In Defense of the Ryan/Wyden Medicare Plan
In fact, it would be fair to say that virtually everyone who has taken a serious look at the Medicare program’s cost problems (which also date from the inception of the program) has come to the same conclusion. Instead of basing the program’s contribution to premiums on the cost of care in the traditional FFS health plan, the government contribution should be based on bids from competing health plans, including both private plans and traditional FFS Medicare. Jessica Vistnes and her colleagues at the Agency for Healthcare Research and Quality found that offering multiple health plans with a level dollar contribution to premiums minimized total healthcare costs compared to offering only one plan.
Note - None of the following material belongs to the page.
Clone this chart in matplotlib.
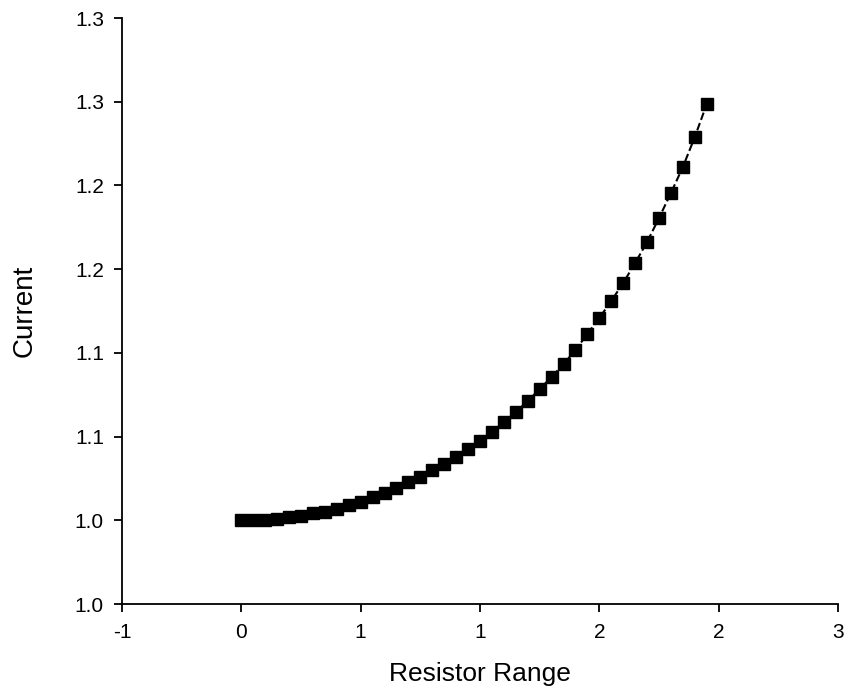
import matplotlib
matplotlib.use("Agg")
import matplotlib.pyplot as plt
import numpy as np

resistor_range = [0.00, 0.05, 0.10, 0.15, 0.20, 0.25, 0.30, 0.35, 0.40, 0.45,
                  0.50, 0.55, 0.60, 0.65, 0.70, 0.75, 0.80, 0.85, 0.90, 0.95,
                  1.00, 1.05, 1.10, 1.15, 1.20, 1.25, 1.30, 1.35, 1.40, 1.45,
                  1.50, 1.55, 1.60, 1.65, 1.70, 1.75, 1.80, 1.85, 1.90, 1.95]
current = [1.0000, 1.0000, 1.0002, 1.0008, 1.0020, 1.0026, 1.0044, 1.0049, 1.0067, 1.0091,
           1.0109, 1.0139, 1.0163, 1.0193, 1.0229, 1.0259, 1.0300, 1.0336, 1.0378, 1.0426,
           1.0474, 1.0527, 1.0587, 1.0647, 1.0712, 1.0784, 1.0856, 1.0933, 1.1017, 1.1113,
           1.1208, 1.1310, 1.1417, 1.1537, 1.1662, 1.1805, 1.1955, 1.2110, 1.2289, 1.2486]

x_ticks = [-0.5, 0.0, 0.5, 1.0, 1.5, 2.0, 2.5]
x_tick_labels = ['-1', '0', '1', '1', '2', '2', '3']
y_ticks = [0.95, 1.00, 1.05, 1.10, 1.15, 1.20, 1.25, 1.30]
y_tick_labels = ['1.0', '1.0', '1.1', '1.1', '1.2', '1.2', '1.3', '1.3']

plt.rcParams['font.family'] = ['Liberation Sans', 'DejaVu Sans']

fig = plt.figure(figsize=(8.46, 6.92), dpi=100)
ax = fig.add_axes([122/846, 88/692, 716/846, 586/692])

ax.plot(resistor_range, current, linestyle='--', color='black', linewidth=1.5,
        marker='s', markersize=8, markerfacecolor='black', markeredgecolor='black')

ax.set_xlim(-0.5, 2.5)
ax.set_ylim(0.95, 1.30)
ax.set_xticks(x_ticks)
ax.set_xticklabels(x_tick_labels)
ax.set_yticks(y_ticks)
ax.set_yticklabels(y_tick_labels)

for s in ['top', 'right']:
    ax.spines[s].set_visible(False)
for s in ['left', 'bottom']:
    ax.spines[s].set_linewidth(1.3)
    ax.spines[s].set_color('black')

ax.tick_params(axis='both', direction='out', length=6, width=1.3, labelsize=15,
               colors='black')
ax.tick_params(axis='x', pad=8)
ax.tick_params(axis='y', pad=7)
ax.set_xlabel('Resistor Range', fontsize=19, labelpad=14)
ax.set_ylabel('Current', fontsize=20, labelpad=27)

fig.savefig('out.png', dpi=100)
Roger Feldman at the University of Minnesota recently estimated that premium support would result in immediate savings to the Medicare program of 9.5 percent of total program cost–5.6 percent more than the provisions in President Obama’s Affordable Care Act.
Source: Bryan Dowd writing in The American.
Competition? Government?! Surely, you jest, Sir.
Ryan/Wyden would be a good answer to our current health care problems. But there’s only one problem: all the third parties who’ve been collecting excess revenues in guaranteed markets, and then making generous contributions to Congress, would lose the good deal they now have. It won’t happen; not in my lifetime.
I like Feldman’s analysis. I also like the idea of making Medicare a defined contribution system.